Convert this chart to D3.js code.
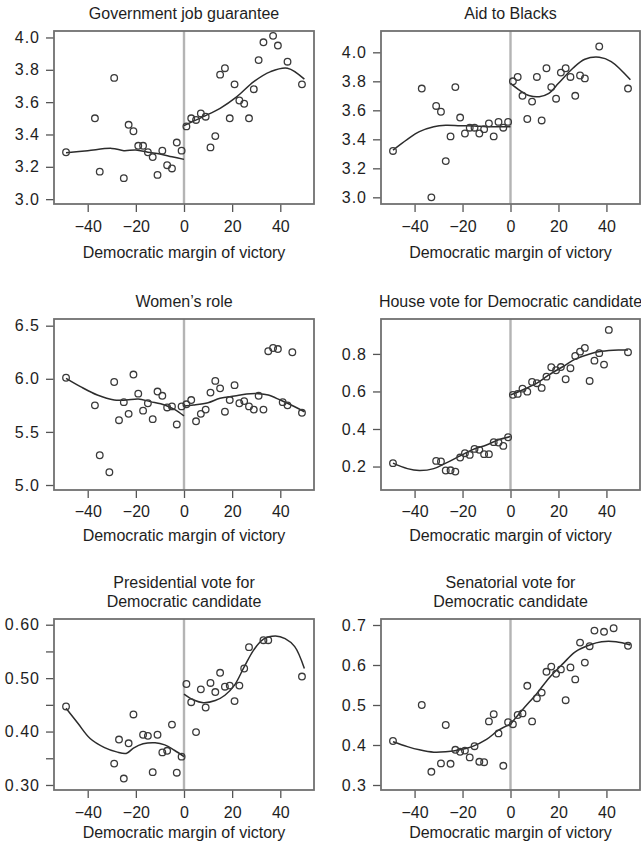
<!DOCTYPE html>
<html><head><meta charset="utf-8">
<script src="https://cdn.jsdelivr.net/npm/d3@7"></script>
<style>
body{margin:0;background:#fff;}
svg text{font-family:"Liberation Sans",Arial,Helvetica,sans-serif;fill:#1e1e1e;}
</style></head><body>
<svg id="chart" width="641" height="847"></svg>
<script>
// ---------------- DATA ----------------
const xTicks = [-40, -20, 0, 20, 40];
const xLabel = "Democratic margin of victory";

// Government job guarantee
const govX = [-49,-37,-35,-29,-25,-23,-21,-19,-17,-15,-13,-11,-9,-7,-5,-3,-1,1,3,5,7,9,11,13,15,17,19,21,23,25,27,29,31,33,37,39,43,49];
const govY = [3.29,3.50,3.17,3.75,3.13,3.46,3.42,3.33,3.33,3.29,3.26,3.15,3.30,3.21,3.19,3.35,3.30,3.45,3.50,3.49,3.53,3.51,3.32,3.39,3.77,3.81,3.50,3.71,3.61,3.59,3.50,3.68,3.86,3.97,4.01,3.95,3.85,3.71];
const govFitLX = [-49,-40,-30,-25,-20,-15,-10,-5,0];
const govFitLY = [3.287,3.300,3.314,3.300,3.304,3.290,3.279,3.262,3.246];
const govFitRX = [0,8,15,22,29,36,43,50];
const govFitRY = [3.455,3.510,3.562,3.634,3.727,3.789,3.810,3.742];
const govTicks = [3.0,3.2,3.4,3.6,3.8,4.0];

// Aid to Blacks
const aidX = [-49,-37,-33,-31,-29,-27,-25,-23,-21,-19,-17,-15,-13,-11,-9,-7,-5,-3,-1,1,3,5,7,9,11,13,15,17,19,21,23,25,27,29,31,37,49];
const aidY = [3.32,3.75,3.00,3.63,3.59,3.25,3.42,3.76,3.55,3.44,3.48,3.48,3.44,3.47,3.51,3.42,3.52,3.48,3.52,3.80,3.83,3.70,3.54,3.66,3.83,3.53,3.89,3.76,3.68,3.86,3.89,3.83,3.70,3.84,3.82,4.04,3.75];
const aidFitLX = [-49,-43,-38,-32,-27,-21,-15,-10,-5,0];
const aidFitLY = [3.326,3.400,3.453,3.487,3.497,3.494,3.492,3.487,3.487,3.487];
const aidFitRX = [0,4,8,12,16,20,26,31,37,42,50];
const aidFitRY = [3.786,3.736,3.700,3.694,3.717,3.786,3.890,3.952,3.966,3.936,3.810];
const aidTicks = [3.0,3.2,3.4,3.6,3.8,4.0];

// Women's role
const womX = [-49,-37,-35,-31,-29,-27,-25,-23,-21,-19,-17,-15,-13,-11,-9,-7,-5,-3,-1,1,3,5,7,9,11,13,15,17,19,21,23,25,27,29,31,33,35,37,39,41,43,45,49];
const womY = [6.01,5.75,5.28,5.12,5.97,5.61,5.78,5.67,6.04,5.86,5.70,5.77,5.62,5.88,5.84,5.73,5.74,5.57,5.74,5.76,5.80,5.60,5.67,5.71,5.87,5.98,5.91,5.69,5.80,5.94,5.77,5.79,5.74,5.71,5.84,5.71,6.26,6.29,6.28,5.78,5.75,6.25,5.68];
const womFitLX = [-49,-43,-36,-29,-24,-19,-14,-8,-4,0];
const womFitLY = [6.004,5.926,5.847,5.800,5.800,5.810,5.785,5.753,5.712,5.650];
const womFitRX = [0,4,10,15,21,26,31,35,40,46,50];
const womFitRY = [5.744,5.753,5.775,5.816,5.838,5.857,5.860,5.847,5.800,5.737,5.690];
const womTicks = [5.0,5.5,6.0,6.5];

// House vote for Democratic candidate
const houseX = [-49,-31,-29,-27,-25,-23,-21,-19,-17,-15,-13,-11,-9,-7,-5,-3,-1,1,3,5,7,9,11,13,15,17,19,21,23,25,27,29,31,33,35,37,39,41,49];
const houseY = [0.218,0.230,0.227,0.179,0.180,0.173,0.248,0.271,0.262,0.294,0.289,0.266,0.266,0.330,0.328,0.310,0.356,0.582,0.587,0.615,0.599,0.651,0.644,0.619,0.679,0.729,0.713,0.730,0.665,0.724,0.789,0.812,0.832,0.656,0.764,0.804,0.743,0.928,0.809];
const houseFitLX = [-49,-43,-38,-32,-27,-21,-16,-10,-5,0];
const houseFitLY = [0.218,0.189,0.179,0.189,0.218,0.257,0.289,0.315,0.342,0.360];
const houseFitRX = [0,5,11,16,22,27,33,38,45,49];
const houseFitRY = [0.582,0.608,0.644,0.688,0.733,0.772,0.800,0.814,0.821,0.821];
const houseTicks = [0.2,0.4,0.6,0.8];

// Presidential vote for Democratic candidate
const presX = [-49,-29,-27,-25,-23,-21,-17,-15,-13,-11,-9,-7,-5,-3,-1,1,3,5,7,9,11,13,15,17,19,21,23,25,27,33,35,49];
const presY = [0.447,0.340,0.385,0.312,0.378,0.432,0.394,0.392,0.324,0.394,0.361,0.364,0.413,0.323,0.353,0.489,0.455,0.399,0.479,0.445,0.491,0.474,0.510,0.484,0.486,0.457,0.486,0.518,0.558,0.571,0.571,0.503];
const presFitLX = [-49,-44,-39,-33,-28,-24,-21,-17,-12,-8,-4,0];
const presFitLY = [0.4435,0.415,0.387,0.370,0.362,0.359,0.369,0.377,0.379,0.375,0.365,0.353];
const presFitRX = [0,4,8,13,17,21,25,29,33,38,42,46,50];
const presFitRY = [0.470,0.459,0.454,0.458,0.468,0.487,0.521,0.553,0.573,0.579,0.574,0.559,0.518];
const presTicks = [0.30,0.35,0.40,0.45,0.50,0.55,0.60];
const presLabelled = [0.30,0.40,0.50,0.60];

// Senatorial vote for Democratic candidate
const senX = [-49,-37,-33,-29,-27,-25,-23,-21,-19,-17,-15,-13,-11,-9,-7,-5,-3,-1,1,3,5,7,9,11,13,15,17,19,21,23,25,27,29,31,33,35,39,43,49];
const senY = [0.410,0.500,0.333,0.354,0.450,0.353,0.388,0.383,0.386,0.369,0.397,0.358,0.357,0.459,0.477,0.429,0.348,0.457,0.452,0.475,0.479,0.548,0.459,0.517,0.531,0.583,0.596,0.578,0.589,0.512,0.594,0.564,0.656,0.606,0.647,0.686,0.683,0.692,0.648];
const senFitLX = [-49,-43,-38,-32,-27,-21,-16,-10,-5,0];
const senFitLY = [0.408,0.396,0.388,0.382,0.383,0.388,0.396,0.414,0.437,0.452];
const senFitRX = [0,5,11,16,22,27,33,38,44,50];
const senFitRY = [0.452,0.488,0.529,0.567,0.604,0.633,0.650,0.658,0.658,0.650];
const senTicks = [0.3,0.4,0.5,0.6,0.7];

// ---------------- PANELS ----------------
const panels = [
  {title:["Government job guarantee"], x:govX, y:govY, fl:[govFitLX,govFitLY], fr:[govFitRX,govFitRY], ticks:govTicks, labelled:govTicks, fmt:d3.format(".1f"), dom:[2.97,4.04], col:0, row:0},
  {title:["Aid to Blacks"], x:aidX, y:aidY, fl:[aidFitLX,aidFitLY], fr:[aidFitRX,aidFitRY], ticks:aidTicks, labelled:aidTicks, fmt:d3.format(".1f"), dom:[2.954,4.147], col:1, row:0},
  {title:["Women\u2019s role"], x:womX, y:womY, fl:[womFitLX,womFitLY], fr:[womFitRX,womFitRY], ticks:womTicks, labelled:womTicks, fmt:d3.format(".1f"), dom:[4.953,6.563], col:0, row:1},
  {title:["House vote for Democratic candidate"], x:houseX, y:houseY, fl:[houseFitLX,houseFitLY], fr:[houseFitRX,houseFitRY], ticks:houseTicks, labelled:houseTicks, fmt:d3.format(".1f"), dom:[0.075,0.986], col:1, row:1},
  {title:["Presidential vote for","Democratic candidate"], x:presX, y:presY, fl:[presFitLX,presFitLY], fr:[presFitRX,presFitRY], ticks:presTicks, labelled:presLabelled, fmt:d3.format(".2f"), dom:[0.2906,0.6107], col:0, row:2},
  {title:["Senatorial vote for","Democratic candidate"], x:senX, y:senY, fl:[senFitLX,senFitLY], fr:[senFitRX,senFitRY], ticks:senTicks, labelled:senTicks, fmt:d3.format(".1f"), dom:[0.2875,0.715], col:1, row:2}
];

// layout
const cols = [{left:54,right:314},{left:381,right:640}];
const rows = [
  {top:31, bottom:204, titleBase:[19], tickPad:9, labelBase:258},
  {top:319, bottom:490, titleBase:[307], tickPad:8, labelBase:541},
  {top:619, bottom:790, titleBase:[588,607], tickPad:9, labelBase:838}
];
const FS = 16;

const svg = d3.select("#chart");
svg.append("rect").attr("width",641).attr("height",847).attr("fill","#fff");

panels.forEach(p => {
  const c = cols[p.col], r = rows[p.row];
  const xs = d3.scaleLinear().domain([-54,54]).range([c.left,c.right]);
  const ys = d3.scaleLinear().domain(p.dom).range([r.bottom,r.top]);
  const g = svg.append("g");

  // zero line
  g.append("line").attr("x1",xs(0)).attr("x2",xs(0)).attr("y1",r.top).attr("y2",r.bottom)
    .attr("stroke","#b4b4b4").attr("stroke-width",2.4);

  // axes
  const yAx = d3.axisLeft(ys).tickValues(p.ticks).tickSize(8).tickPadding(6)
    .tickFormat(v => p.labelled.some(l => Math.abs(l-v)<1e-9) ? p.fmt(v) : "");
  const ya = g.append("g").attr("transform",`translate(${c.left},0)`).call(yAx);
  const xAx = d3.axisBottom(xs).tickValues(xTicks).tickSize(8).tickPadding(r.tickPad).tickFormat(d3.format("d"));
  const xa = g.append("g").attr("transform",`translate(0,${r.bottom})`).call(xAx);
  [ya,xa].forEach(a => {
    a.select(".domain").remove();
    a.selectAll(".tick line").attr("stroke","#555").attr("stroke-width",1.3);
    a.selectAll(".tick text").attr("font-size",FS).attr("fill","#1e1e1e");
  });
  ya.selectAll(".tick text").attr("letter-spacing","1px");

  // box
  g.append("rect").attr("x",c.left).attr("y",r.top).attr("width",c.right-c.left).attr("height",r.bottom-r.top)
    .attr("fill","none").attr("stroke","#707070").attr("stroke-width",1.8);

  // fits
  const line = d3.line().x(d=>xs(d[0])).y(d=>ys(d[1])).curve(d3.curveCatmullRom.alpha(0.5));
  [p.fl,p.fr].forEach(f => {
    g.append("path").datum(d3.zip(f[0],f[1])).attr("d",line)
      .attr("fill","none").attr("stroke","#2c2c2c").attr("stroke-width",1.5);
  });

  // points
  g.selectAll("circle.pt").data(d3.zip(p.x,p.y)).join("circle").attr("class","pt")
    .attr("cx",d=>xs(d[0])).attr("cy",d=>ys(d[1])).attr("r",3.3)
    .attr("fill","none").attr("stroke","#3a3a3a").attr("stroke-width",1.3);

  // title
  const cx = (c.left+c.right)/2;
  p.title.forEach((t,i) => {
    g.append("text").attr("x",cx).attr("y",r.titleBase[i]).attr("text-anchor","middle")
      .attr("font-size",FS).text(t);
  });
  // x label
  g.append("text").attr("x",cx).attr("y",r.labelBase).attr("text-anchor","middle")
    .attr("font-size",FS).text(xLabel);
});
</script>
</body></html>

--- TASK DIRECTIONS ---
Only a number is wanted: how many lines of the data above contain "chart"?

--- THE RESPONSE ---
3